Research from Bath University has revealed that sustainable construction could be a solution to India’s plastic waste crisis.
The study, in partnership with colleagues from Goa Engineering College India, demonstrated that replacing 10 per cent of sand in concrete with plastic waste could simultaneously solve a national sand shortage and reduce the growing amounts of rubbish on the streets.
The team investigated different types of plastic to see if they could be crushed and used as a replacement for sand, which normally accounts for 30 per cent of a concrete mixture.
Five types of plastic particles, including those from recycled plastic bottles and recycled plastic bags, were trialled in the mixes in a variety of sizes. Recycled plastic bottles were found to perform best.
Dr Richard Ball, Co-investigator and Reader in the University of Bath’s Department of Architecture & Civil Engineering, said: “Characteristics of the waste being added to the concrete, such as the type of plastic and the size and shape of the particles can all have an influence on the final concrete properties.

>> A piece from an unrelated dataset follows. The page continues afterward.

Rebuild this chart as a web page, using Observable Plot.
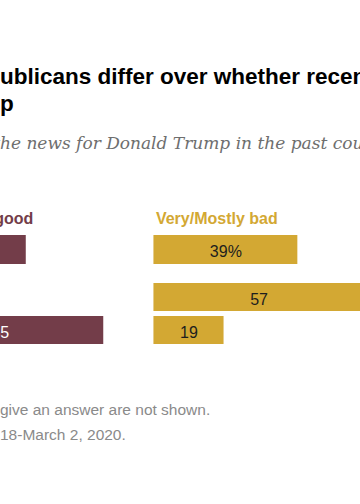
<!DOCTYPE html>
<html>
<head>
<meta charset="utf-8">
<script src="https://cdn.jsdelivr.net/npm/d3@7"></script>
<script src="https://cdn.jsdelivr.net/npm/@observablehq/plot@0.6"></script>
<style>
  html, body { margin: 0; padding: 0; background: #fff; }
  body { width: 360px; height: 504px; overflow: hidden; position: relative; }
  .line { position: absolute; white-space: nowrap; left: 0; }
  .title { font: bold 22.5px "Liberation Sans", Arial, sans-serif; line-height: 22px; color: #000; }
  .subtitle { font: italic 17px "DejaVu Serif", Georgia, serif; line-height: 20px; color: #6e6e6e; }
  .note { font: 15.5px "Liberation Sans", Arial, sans-serif; line-height: 18px; color: #8a8a8a; }
  .chart { position: absolute; left: -230px; width: 700px; }
  .chart svg { display: block; overflow: visible; max-width: none !important; height: auto; }
</style>
</head>
<body>
<div class="line title" style="top:66px"><span class="cut">Democrats and Rep</span>ublicans differ over whether recent news has</div>
<div class="line title" style="top:93px"><span class="cut">been good for Trum</span>p</div>
<div class="line subtitle" style="top:133px"><span class="cut">% who say t</span>he news for Donald Trump in the past couple of weeks has been …</div>
<div id="c1" class="chart" style="top:200px"></div>
<div id="c2" class="chart" style="top:264px"></div>
<div class="line note" style="top:401px"><span class="cut">Note: Respondents who did not </span>give an answer are not shown.</div>
<div class="line note" style="top:426px"><span class="cut">Source: Survey conducted Feb. </span>18-March 2, 2020.</div>
<script>
// ---- data ----
const groups = ["Total", "Dem/Lean Dem", "Rep/Lean Rep"];
const goodValues = [34, 14, 55];
const badValues = [39, 57, 19];
const columns = ["Very/Mostly good", "Very/Mostly bad"];

// ---- style / layout ----
const MAROON = "#733d49";
const GOLD = "#d3a833";
const K = 3.69;          // px per percentage point
const BAD_START = 68.6;  // start of the "bad" column, in points
const X_MAX = 130;
const ML = 130.3;
const W = ML + X_MAX * K;

const rows = groups.map((g, i) => ({
  group: g,
  good: goodValues[i],
  bad: badValues[i],
  suffix: i === 0 ? "%" : ""
}));

function chart(data, {height, marginTop, paddingInner, headers}) {
  const segs = data.flatMap(d => [
    {group: d.group, col: "good", start: 0, value: d.good, text: d.good + d.suffix},
    {group: d.group, col: "bad", start: BAD_START, value: d.bad, text: d.bad + d.suffix}
  ]);
  const good = segs.filter(d => d.col === "good");
  const bad = segs.filter(d => d.col === "bad");
  const heads = columns.map((c, i) => ({text: c, start: i === 0 ? 0 : BAD_START}));
  return Plot.plot({
    width: W,
    height,
    marginLeft: ML,
    marginRight: 0,
    marginTop,
    marginBottom: 0,
    x: {domain: [0, X_MAX], axis: null},
    y: {domain: data.map(d => d.group), paddingInner, paddingOuter: 0, axis: null},
    style: {fontFamily: "'Liberation Sans', Arial, sans-serif", overflow: "visible", maxWidth: "none"},
    marks: [
      Plot.barX(good, {x1: "start", x2: d => d.start + d.value, y: "group", fill: MAROON}),
      Plot.barX(bad, {x1: "start", x2: d => d.start + d.value, y: "group", fill: GOLD}),
      Plot.text(good, {x: d => d.start + d.value / 2, y: "group", text: "text", fill: "white", fontSize: 16, dy: 2, dx: -2}),
      Plot.text(bad, {x: d => d.start + d.value / 2, y: "group", text: "text", fill: "#1e1e1e", fontSize: 16, dy: 2}),
      Plot.text(data, {x: 0, y: "group", text: "group", textAnchor: "end", dx: -10, fill: "#333", fontSize: 15}),
      headers ? Plot.text(heads.slice(0, 1), {x: "start", text: "text", frameAnchor: "top", lineAnchor: "bottom", textAnchor: "start", dy: -11.5, fill: MAROON, fontWeight: "bold", fontSize: 16}) : null,
      headers ? Plot.text(heads.slice(1), {x: "start", text: "text", frameAnchor: "top", lineAnchor: "bottom", textAnchor: "start", dy: -11.5, dx: 2, fill: GOLD, fontWeight: "bold", fontSize: 16}) : null
    ]
  });
}

const s1 = chart(rows.slice(0, 1), {height: 64, marginTop: 35, paddingInner: 0, headers: true});
const s2 = chart(rows.slice(1), {height: 81, marginTop: 18.3, paddingInner: 0.154, headers: false});
[s1, s2].forEach(s => { s.style.maxWidth = "none"; s.style.width = W + "px"; });
document.getElementById("c1").append(s1);
document.getElementById("c2").append(s2);

function placeLines() {
  document.querySelectorAll(".line").forEach(el => {
    const cut = el.querySelector(".cut");
    el.style.left = (-cut.getBoundingClientRect().width) + "px";
  });
}
placeLines();
if (document.fonts && document.fonts.ready) document.fonts.ready.then(placeLines);
</script>
</body>
</html>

Even when the reduction in performance prohibits structural applications lower tech uses such as paving slabs may be viable.”
India is a rapidly developing country and this has resulted in a growing waste problem. Currently, 15,000 tonnes of plastic are dumped in the streets everyday due to unsuitable recycling alternatives.
The research has the potential to provide a solution for the plastic waste and for the growing population as the nation continues to develop.
This news follows the Netherlands announcing the world’s first cycle path made from recycled plastic.